::: Provided material

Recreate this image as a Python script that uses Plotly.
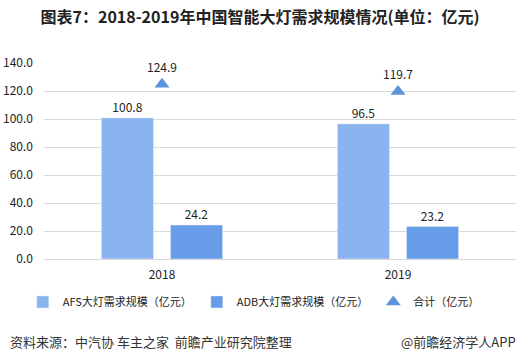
import plotly.graph_objects as go

years = ["2018", "2019"]
afs = [100.8, 96.5]
adb = [24.2, 23.2]
total = [124.9, 119.7]
yticks = [0, 20, 40, 60, 80, 100, 120, 140]

FONT = "Noto Sans CJK SC"

fig = go.Figure()
fig.add_trace(go.Bar(
    x=years, y=afs, name="AFS大灯需求规模（亿元）",
    marker_color="#8AB4F0", text=[f"{v:.1f}" for v in afs],
    textposition="outside", textfont=dict(size=12, color="#222"),
    cliponaxis=False,
))
fig.add_trace(go.Bar(
    x=years, y=adb, name="ADB大灯需求规模（亿元）",
    marker_color="#679DE8", text=[f"{v:.1f}" for v in adb],
    textposition="outside", textfont=dict(size=12, color="#222"),
    cliponaxis=False,
))
fig.add_trace(go.Scatter(
    x=years, y=total, name="合计（亿元）", mode="markers+text",
    marker=dict(symbol="triangle-up", size=13, color="#5B93DC"),
    text=[f"{v:.1f}" for v in total], textposition="top center",
    textfont=dict(size=12, color="#222"), cliponaxis=False,
))

fig.update_layout(
    width=520, height=362,
    margin=dict(l=44, r=4, t=63, b=103),
    paper_bgcolor="white", plot_bgcolor="white",
    font=dict(family=FONT, size=12, color="#333"),
    barmode="group", bargap=0.415, bargroupgap=0.246,
    title=dict(text="<b>图表7：2018-2019年中国智能大灯需求规模情况(单位：亿元)</b>",
               x=0.5, xref="container", xanchor="center", y=0.953, yanchor="middle",
               font=dict(size=16, color="#222", family=FONT)),
    showlegend=True,
    legend=dict(orientation="h", x=-0.045, y=-0.219, xanchor="left", yanchor="middle",
                font=dict(size=11, color="#222"),
                itemwidth=30, tracegroupgap=0, bgcolor="rgba(0,0,0,0)"),
    xaxis=dict(showgrid=False, showline=False, ticks="", ticklabelstandoff=7,
               tickfont=dict(size=12, color="#222")),
    yaxis=dict(range=[0, 140], tickvals=yticks, ticktext=[f"{v:.1f}" for v in yticks],
               showgrid=True, gridcolor="#D9D9D9", gridwidth=1, zeroline=True,
               zerolinecolor="#D9D9D9", zerolinewidth=1, showline=False, ticks="",
               ticklabelstandoff=10, tickfont=dict(size=12, color="#222")),
)

fig.add_annotation(text="资料来源：中汽协 车主之家  前瞻产业研究院整理", xref="paper", yref="paper",
                   x=-36/472, y=-82/196, xanchor="left", yanchor="middle", showarrow=False,
                   font=dict(size=13, color="#333"))
fig.add_annotation(text="@前瞻经济学人APP", xref="paper", yref="paper",
                   x=474/472, y=-82/196, xanchor="right", yanchor="middle", showarrow=False,
                   font=dict(size=13, color="#333"))

fig.write_html("out.html", config={"displayModeBar": False},
               post_script="document.body.style.margin='0';document.body.style.overflow='hidden';")
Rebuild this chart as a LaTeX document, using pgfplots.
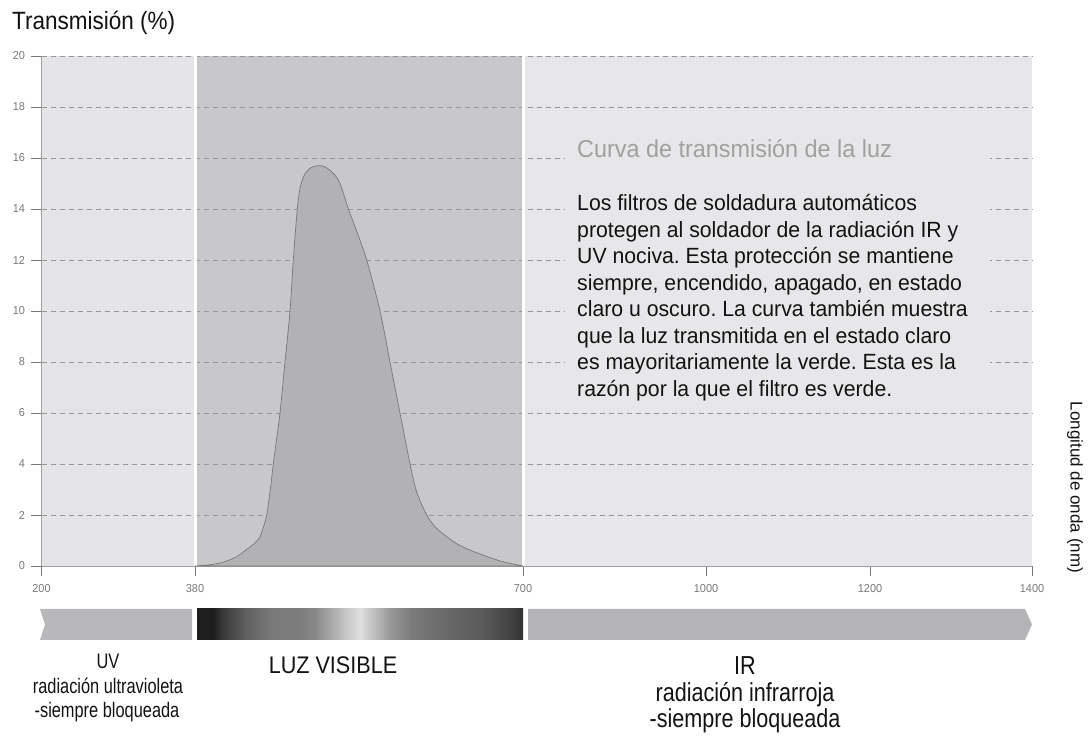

::::::

_Short exercise_
Extract the entries in full, exactly as they are, minus the pictures.

_Right answer_
Recreate this image as a Python script that uses Plotly.
import plotly.graph_objects as go

years = ["2018", "2019"]
afs = [100.8, 96.5]
adb = [24.2, 23.2]
total = [124.9, 119.7]
yticks = [0, 20, 40, 60, 80, 100, 120, 140]

FONT = "Noto Sans CJK SC"

fig = go.Figure()
fig.add_trace(go.Bar(
    x=years, y=afs, name="AFS大灯需求规模（亿元）",
    marker_color="#8AB4F0", text=[f"{v:.1f}" for v in afs],
    textposition="outside", textfont=dict(size=12, color="#222"),
    cliponaxis=False,
))
fig.add_trace(go.Bar(
    x=years, y=adb, name="ADB大灯需求规模（亿元）",
    marker_color="#679DE8", text=[f"{v:.1f}" for v in adb],
    textposition="outside", textfont=dict(size=12, color="#222"),
    cliponaxis=False,
))
fig.add_trace(go.Scatter(
    x=years, y=total, name="合计（亿元）", mode="markers+text",
    marker=dict(symbol="triangle-up", size=13, color="#5B93DC"),
    text=[f"{v:.1f}" for v in total], textposition="top center",
    textfont=dict(size=12, color="#222"), cliponaxis=False,
))

fig.update_layout(
    width=520, height=362,
    margin=dict(l=44, r=4, t=63, b=103),
    paper_bgcolor="white", plot_bgcolor="white",
    font=dict(family=FONT, size=12, color="#333"),
    barmode="group", bargap=0.415, bargroupgap=0.246,
    title=dict(text="<b>图表7：2018-2019年中国智能大灯需求规模情况(单位：亿元)</b>",
               x=0.5, xref="container", xanchor="center", y=0.953, yanchor="middle",
               font=dict(size=16, color="#222", family=FONT)),
    showlegend=True,
    legend=dict(orientation="h", x=-0.045, y=-0.219, xanchor="left", yanchor="middle",
                font=dict(size=11, color="#222"),
                itemwidth=30, tracegroupgap=0, bgcolor="rgba(0,0,0,0)"),
    xaxis=dict(showgrid=False, showline=False, ticks="", ticklabelstandoff=7,
               tickfont=dict(size=12, color="#222")),
    yaxis=dict(range=[0, 140], tickvals=yticks, ticktext=[f"{v:.1f}" for v in yticks],
               showgrid=True, gridcolor="#D9D9D9", gridwidth=1, zeroline=True,
               zerolinecolor="#D9D9D9", zerolinewidth=1, showline=False, ticks="",
               ticklabelstandoff=10, tickfont=dict(size=12, color="#222")),
)

fig.add_annotation(text="资料来源：中汽协 车主之家  前瞻产业研究院整理", xref="paper", yref="paper",
                   x=-36/472, y=-82/196, xanchor="left", yanchor="middle", showarrow=False,
                   font=dict(size=13, color="#333"))
fig.add_annotation(text="@前瞻经济学人APP", xref="paper", yref="paper",
                   x=474/472, y=-82/196, xanchor="right", yanchor="middle", showarrow=False,
                   font=dict(size=13, color="#333"))

fig.write_html("out.html", config={"displayModeBar": False},
               post_script="document.body.style.margin='0';document.body.style.overflow='hidden';")
Rebuild this chart as a LaTeX document, using pgfplots.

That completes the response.